1086 sayılı HUMK"da ve 01.10.2011 tarihinde yürürlüğe giren 6100 sayılı HMK"da davanın atiye bırakılması şeklinde bir kavram ve müessese bulunmamaktadır.
Davanın atiye terki (bırakılması) deyimi, davanın geri alınması anlamına gelir. 01.10.2011 tarihinde yürürlüğe giren 6100 sayılı HMK"nun 123.maddesi (eski 1086 sayılı HUMK"nın 185/1. maddesi) uyarınca davanın geri alınması ancak karşı tarafın açık kabulü ile mümkündür. Davacının atiye terk (davayı geri alma) isteğine, davalının karşı çıkmaması ve açıkça rıza göstermesi gereklidir. Zımni muvafakat davayı geri almak için yeterli değildir.

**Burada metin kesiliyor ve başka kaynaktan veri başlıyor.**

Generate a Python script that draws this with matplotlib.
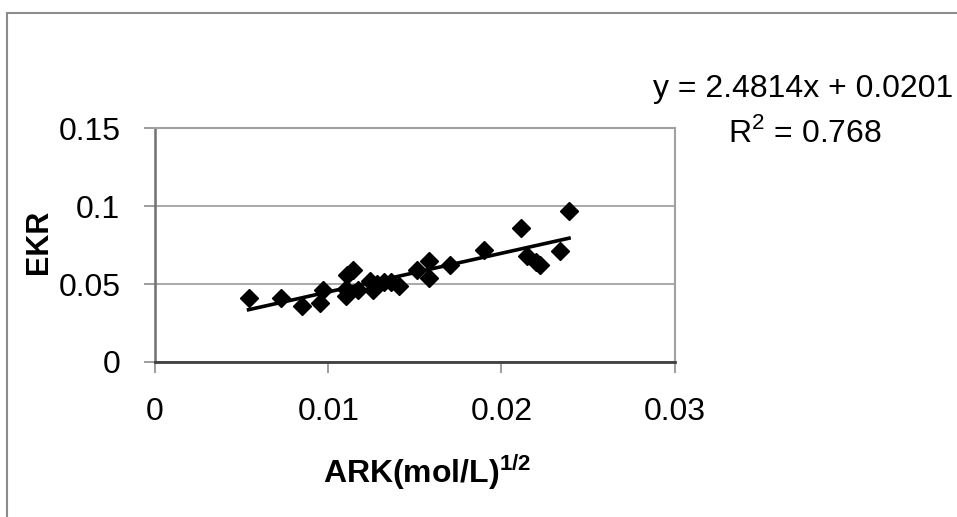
import numpy as np
import matplotlib
matplotlib.use('Agg')
import matplotlib.pyplot as plt
from matplotlib.ticker import FuncFormatter
from matplotlib.patches import Rectangle

plt.rcParams['font.family'] = ['Liberation Sans', 'DejaVu Sans']
plt.rcParams['mathtext.fontset'] = 'custom'
plt.rcParams['mathtext.rm'] = 'Liberation Sans'
plt.rcParams['mathtext.bf'] = 'Liberation Sans:bold'

# data
ark = [0.0054, 0.0073, 0.0085, 0.0095, 0.0097, 0.0110, 0.0110, 0.0111,
       0.0114, 0.0117, 0.0124, 0.0126, 0.0128, 0.0132, 0.0136, 0.0141,
       0.0151, 0.0158, 0.0158, 0.0170, 0.0190, 0.0211, 0.0215, 0.0220,
       0.0222, 0.0234, 0.0239]
ekr = [0.041, 0.041, 0.036, 0.038, 0.046, 0.047, 0.042, 0.056,
       0.059, 0.046, 0.052, 0.046, 0.050, 0.051, 0.051, 0.049,
       0.059, 0.065, 0.054, 0.062, 0.072, 0.086, 0.068, 0.064,
       0.062, 0.071, 0.097]
slope, intercept, r2 = 2.4814, 0.0201, 0.768

x_ticks = [0, 0.01, 0.02, 0.03]
y_ticks = [0, 0.05, 0.1, 0.15]

fig = plt.figure(figsize=(9.57, 5.17), dpi=100)
ax = fig.add_axes([0.162, 0.300, 0.543, 0.452])

gray = '#8c8c8c'
fs = 23
ax.set_xlim(0, 0.03)
ax.set_ylim(0, 0.15)
ax.set_xticks(x_ticks)
ax.set_yticks(y_ticks)
fmt = FuncFormatter(lambda v, p: '%g' % v)
ax.xaxis.set_major_formatter(fmt)
ax.yaxis.set_major_formatter(fmt)
ax.tick_params(axis='both', labelsize=fs, length=8, width=1.2, color=gray, pad=17)
ax.grid(axis='y', color='#9a9a9a', linewidth=1.2)
ax.set_axisbelow(True)
for side in ['top', 'right']:
    ax.spines[side].set_color('#a0a0a0')
    ax.spines[side].set_linewidth(1.5)
ax.spines['left'].set_color('#707070')
ax.spines['left'].set_linewidth(1.8)
ax.spines['bottom'].set_color('#404040')
ax.spines['bottom'].set_linewidth(2)

ax.plot(ark, ekr, 'kD', markersize=9, zorder=3)
xs = np.array([min(ark), max(ark)])
ax.plot(xs, slope * xs + intercept, 'k-', linewidth=2.6, zorder=4)

ax.set_xlabel(r'ARK(mol/L)$^{\mathbf{1/2}}$', fontsize=fs, fontweight='bold', va='baseline')
ax.xaxis.set_label_coords(0.523, -0.518)
ax.set_ylabel('EKR', fontsize=22, fontweight='bold', va='center')
ax.yaxis.set_label_coords(-0.223, 0.513)

# trendline label, kept just inside the right edge
fig.text(0.839, 1 - 97 / 517, 'y = %.4fx + %.4f' % (slope, intercept),
         ha='center', va='baseline', fontsize=fs)
fig.text(0.841, 1 - 142 / 517, r'R$^2$ = %g' % r2,
         ha='center', va='baseline', fontsize=fs)

# outer chart frame
fig.patches.append(Rectangle((7 / 957, -0.2), 1.2, 1.2 - 13 / 517,
                             transform=fig.transFigure, fill=False,
                             edgecolor=gray, linewidth=1.5))

fig.savefig('out.png', dpi=100)
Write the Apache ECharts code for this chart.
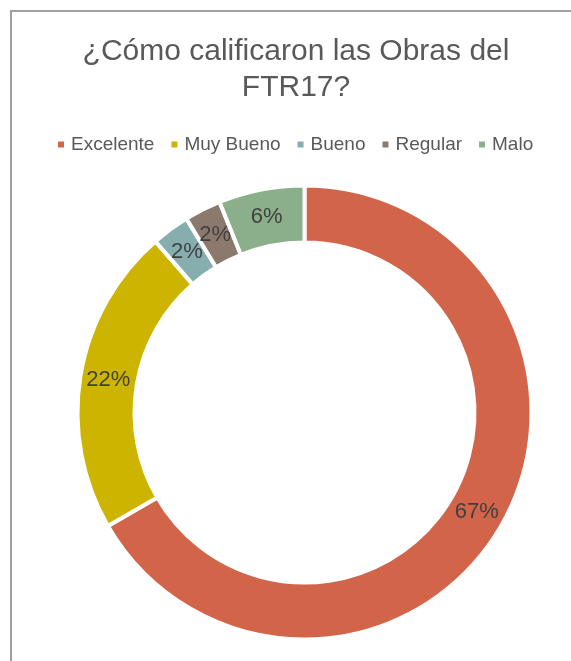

Somut uyuşmazlıkta; davacı vekili, 16/05/2019 tarihli duruşmadaki beyanında maddi tazminatın davalılardan Allianz Sigorta A.Ş."nden tahsil edildiğini, davalı Halk Sigortaya yönelik taleplerini atiye bıraktıklarını beyan etmiştir.
Mahkemece davalıya, davacı vekilinin davayı geri bırakma talebine muvafakat edip etmediği sorulmadan, mahkemece davacının geçici ve sürekli iş göremezlikten kaynaklanan tazminat talebi ile tedavi gideri hakkında atiye bırakma nedeniyle hüküm kurulmasına yer olmadığına kararı verilerek, yargılama giderlerinden davalı sorumlu tutulmuş ve davalı aleyhine vekalet ücretine hükmedilmiştir.
Buna göre, davalıya davacının davayı geri bırakma talebine muvafakat edip etmediği sorulmak kaydıyla karar verilmesi, açık muvafakat bulunmaması halinde davalı Halk Sigorta yönünden davanın açılmamış sayılmasına karar verilerek buna göre vekâlet ücretine ve yargılama giderine
hükmedilmesi gerekirken davalı aleyhine vekâlet ücreti ile yargılama giderine hükmedilmesi doğru görülmemiş ve bozmayı gerektirmiştir.
Kabule göre de; mahkemenin bozmadan önce manevi tazminat yönünden kurduğu hüküm kesinleşmiştir. Bu durumda mahkemece; manevi tazminat yönünden kesinleşen hüküm nedeniyle yeniden hüküm kurulmasına yer olmadığına karar verilmesi gerekirken, yazılı olduğu biçimde yeni hüküm kurulması ve vekalet ücretine hükmedilmesi doğru görülmemiştir.
SONUÇ: Yukarıda (1) nolu bentte açıklanan nedenlerle, davalı Halk Sigorta A.Ş. vekilinin ve davacı vekilinin sair temyiz itirazlarının REDDİNE; (2) nolu bentte açıklanan nedenlerle, davacı vekilinin ve davalı Halk Sigorta A.Ş. vekilinin temyiz itirazlarının kabulü ile hükmün BOZULMASINA, peşin alınan harçların istek halinde temyiz eden davacı ve davalı Halk Sigorta A.Ş."ye geri verilmesine 24/11/2020 gününde oybirliğiyle karar verildi.